To present the most accurate and marketable image of Brandeis, the university should decide whether or not Brandeis is a Jewish institution, said Mark Neustadt, a marketing analyst with a specialized focus on the needs of colleges, universities and schools.
Brandeis should present itself not as a Jewish institution, but as a university based on the broad Jewish values of “a reverence for learning and scholarship, cultivation of critical thinking, and using one’s gifts and accomplishments for the betterment of society,” suggested Neustadt.
He spent the past several months at Brandeis conducting research through focus groups of prospective students, undergraduate students, graduate students and faculty. He also conducted two surveys: one of prospective students and one of Brandeis alumni.
“Focus group results show a favorable response to his proposed identification of Brandeis as a university based on Jewish values,” Neustadt said.
He presented his findings and suggestions to the university on Tuesday, Nov. 29 in a meeting open to the Brandeis community. More than 50 students and faculty attended the meeting.
He quoted one anonymous prospective student from the focus groups as saying that, though they were originally “turned off by the Jewish component” of the school, the summary of Brandeis as a school based on Jewish values “reassure[d] me that they don’t just want a Jewish student.”
Brandeis ranked low in marketability, according to a statistical test by Neustadt. The Net Promoter Score is calculated by asking a surveyed population to rate, on a scale of 0 to 10, how likely they would be to recommend a product, or, in this case, a university. Those who give a rating of nine or 10 are considered “promoters,” while those giving a rating of zero to six are considered “detractors.” The percent of detractors is then subtracted from the percent of promoters, giving the Net Promoter Score. Those surveyed who give a seven or eight are considered passive and do not add or subtract to the score.
With a +6 Net Promoter Score, Brandeis had the lowest Net Promoter Score that Neustadt has seen of any university. The average university Net Promoter Score is +54, according to Neustadt.
“This is a serious issue for the institution,” Neustadt told the audience. Colleges count on alumni for fundraising as well as advocating for the school.
“The research suggests that this low Net Promoter Score has nothing to do with… the academic enterprise at Brandeis,” said Neustadt, “alumni from all generations consistently give Brandeis very high marks for the quality of their academics.”
President Ron Liebowitz said Brandeis “does not do enough to promote the excellence of the institution.” Brandeis should boast about its accomplishments more, he suggested.
The social experience at Brandeis was not highly rated by alumni in the survey, according to Neustadt.
Although he recognized Brandeis’ focus on social justice, he denied that the university could define itself by the concept of social justice. Social justice is not a broad enough platform for Brandeis to market itself on, he said, using the physics department as just one example of an important part of Brandeis which social justice does not cover.
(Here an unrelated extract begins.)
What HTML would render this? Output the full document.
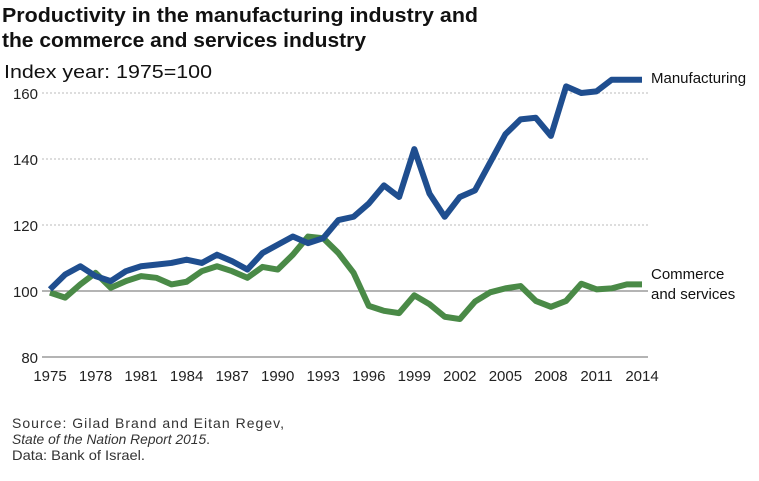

Housing and facilities and the size of the student body at Brandeis were points of of concern to prospective Brandeis students, according to Neustadt’s findings. These as well as the size of the student body were of medium to high importance for prospective Brandeis students who rated Brandeis in their top three choices, but prospective students were only content at a medium level with these two qualities of Brandeis, according to a scatterplot graph presented by Neustadt.
“Housing and facilities truly is one of Brandeis’ real challenges,” said Neustadt without providing suggestions as to how to fix the problem.
Neustadt equated the prospective students’ low contentment with Brandeis’ size to Brandeis’ tendency to promote itself as, “the combination of a small liberal arts college with faculty research.” Instead, Brandeis should describe itself as “a medium-sized, undergraduate-centered, research university,” Neustadt said.
This description is more comparable to schools such as Boston University, Cornell University, Tufts University and Yale University, which prospective students most commonly cited in their top three choices in Neustadt’s survey of prospective students.